FAQ’s

When are you open?

Our normal theater and bar operations are Thursday to Sunday starting at 5.30pm. If, as is often the case, we have an earlier screening at the weekend, we open one hour prior to the first screening.  We may also open for special screenings and events other days of the week. Please check our calendar for details.

Where can you park at the theater?

The theatre’s free parking lot is located at the southeast corner of Centre St. and Madison Ave., adjacent to the Bank of Texas.

Additional, metered parking is available long Jefferson Blvd. Meters are active from 7am-4pm, seven days a week, at 25 cents an hour. Jefferson Blvd. is currently part of a City of Dallas pilot program testing new ways to pay for street parking. Some spaces have traditional meters, others share a meter box, and some can be paid by phone.

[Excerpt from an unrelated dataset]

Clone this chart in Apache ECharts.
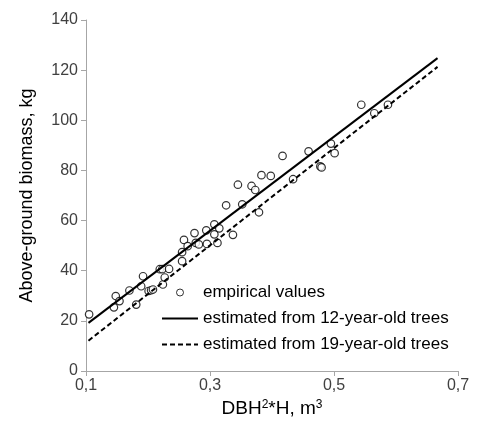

There is also a City of Dallas parking lot behind the theatre and the cultural center at 210 Sunset between Madison and Zang.

Please refer to the map.

How much are movie tickets?

Regular Screening Admission (35mm and Digital) – $10.00

Discount admission (film club member, student, senior, child, matinee, Bicycle riders ) – $8.50

35mm Repertory prints – $10.50 reg admission,  $9.50 -Discount

We have various other events and screenings that may have different costs. Check the calendar page for special event pricing and free show info! (Yes, we have free shows sometimes.)

How many seats do you have?

645 seats downstairs.

How are seats reserved?

We adhere to the traditional model for reserving seats at the movies: jackets.

Can I bring my beer/cocktail into the auditorium?

Yes, you can bring alcohol purchased at the Texas Theatre bar inside the auditorium; please bus your area and bring back glassware to the bar after you are done.

Can I get a tour of the building?

If we are able to, we’ll be happy to show you the theatre! Contact us at info@aviationcinemas.com and we’ll do our best to set it up. We recommend a $10 donation for individual tours or $20 for group.

Where is Oswald’s seat?

There were at least two. The police first spotted him sitting in the third from from the rear, five seats in from the center aisle. By the time Officer McDonald reached him, Oswald had moved to the second seat off the aisle in that same row. Technically speaking the original seats are long gone. In addition, since he didn’t pay for a ticket, neither was his seat to begin with.

Is that the original seat?

No

Is the theater haunted?

No.

Was anyone injured at the theater on November 22, 1963?

Yes. Multiple police officers were invalided out for weeks following; scrambling around and through a theatre in the dark can be a dangerous undertaking! Although Oswald claims to have received a walloping by Dallas authorities, no one was shot in or at the theater that day. Officer Tippit was shot and killed a few blocks away, at 10th and Crawford, before Oswald sought to hide in the theatre.

What movies were playing on November 22, 1963?

“Cry of Battle” and “War is Hell”. “War is Hell” is the feature that was playing when Oswald was apprehended.

What movie played on April 21, 1931, on the grand opening?

A Mickey Mouse cartoon followed by “Parlor, Bedroom & Bath” starring Buster Keaton.

Did Howard Hughes “build” The Texas Theatre?

Howard Hughes and Harold B. Franklin purchased the Robb & Rowley Movie theater chain about ten weeks before the theater opened in 1931 (almost a year after construction began) and sold the chain back to them less than a year later.

What about RKO? Didn’t Hughes own that and didn’t they own movie theaters?

Yes and yes. However Hughes didn’t purchase RKO until 1948. RKO was never involved with the Texas Theatre. United Artists acquired half of the Robb & Rowley stock when Mr. Robb passed away, creating Rowley United; United Artists later purchased the balance of the stock from Mr. Rowley several years later and absorbed the Rowley United circuit into the larger United Artists portfolio of the cinemas. United Artists operated the theatre until 1989. Hughes’s film, The Outlaw, starring Jane Russell, did play at the Texas Theatre in 1947.

Who owns the Texas Theatre building now?

The Texas Theatre was purchased by the 501(c)3 Oak Cliff Foundation in 2001. In 2010, the foundation leased the building to Aviation Cinemas.

Can I show a movie at the theater?

Yes.  Please see our Booking page for more information on rentals and screenings.

What is this I hear about the “Texas Theatre Rough Cut Lab”?

Glad you asked! The Texas Theatre Rough Cut Lab is available exclusively to our Members (filmmakers and audience). Once monthly, we will have a filmed screened in its rough cut form (before the final edit is complete) with the filmmaker present. The purpose of this is two-fold: for the filmmaker, it’s an opportunity to receive feedback on her film during the editing process. For the audience, it is a chance to influence the final product and be a part of the creative process. The goal of these screenings is simple: to help filmmakers make excellent films.